We in the UCC have often exhibited an aversion to and misunderstanding of the term "spiritual" as it has been used throughout Christian history and as it is now used by non-churched people. There isn't an easy solution, but recognizing that there's a problem is a good first step.

I still don't like the meme, but I'm glad for the possibilities for denomination-wide conversation and transformation it now presents for us.

3 comments:

Unknown said...

In my teens, twenties and most of my thirties I was quite spiritual and very much turned off by the many churches I tried out as a youth. So I avoided church for a score of years precisely because I did not find them spiritual. It was their non-loved practices (real or perceived) that kept me away. Then in my late thirties I wandered into a UCC church-- and it was precisely because I found deep spiritual power and resonance in the UCC's open and intelligent and relentless aim toward love that I returned the next Sunday and got involved and eventually gave up an entire life to go to seminary and become ordained. Love wins in the UCC, and there is nothing more spiritual or holy in community for me. So I think the meme is an effective messages to those outside the church. It says "Spiritual person you are welcome in a church." I find that true of most UCC churches. And if I'd seen that ad while I was wandering unchurched, I might very well have wandered into a UCC much sooner.

Luke Lindon said...

Thank you for this Jeff. I'm thankful for the conversation that this meme (and others) have generated. We're talking, and that's not a bad thing.
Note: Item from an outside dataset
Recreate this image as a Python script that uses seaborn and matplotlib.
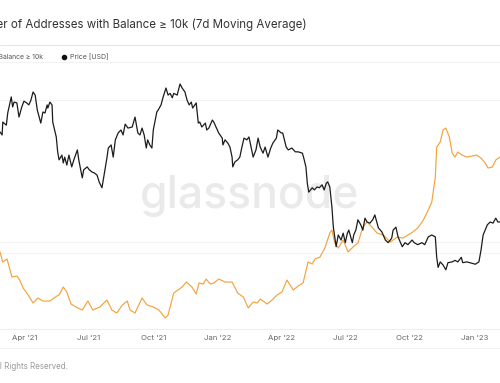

I'm listening to the positives and negatives and land in the same place you are, "I still don't like the meme, but I'm glad for the possibilities for denomination-wide conversation and transformation it now presents for us."

Thanks always for your thoughts.

Jeff Nelson said...

Thank you for sharing your experience, "Unknown." I've been very interested in hearing how this meme speaks to different people and, again, I admit I'm not the intended audience. I do hope that it gets us talking more about how we understand what we do to be spiritual, as well as what possibilities and people outside of that understanding can teach us.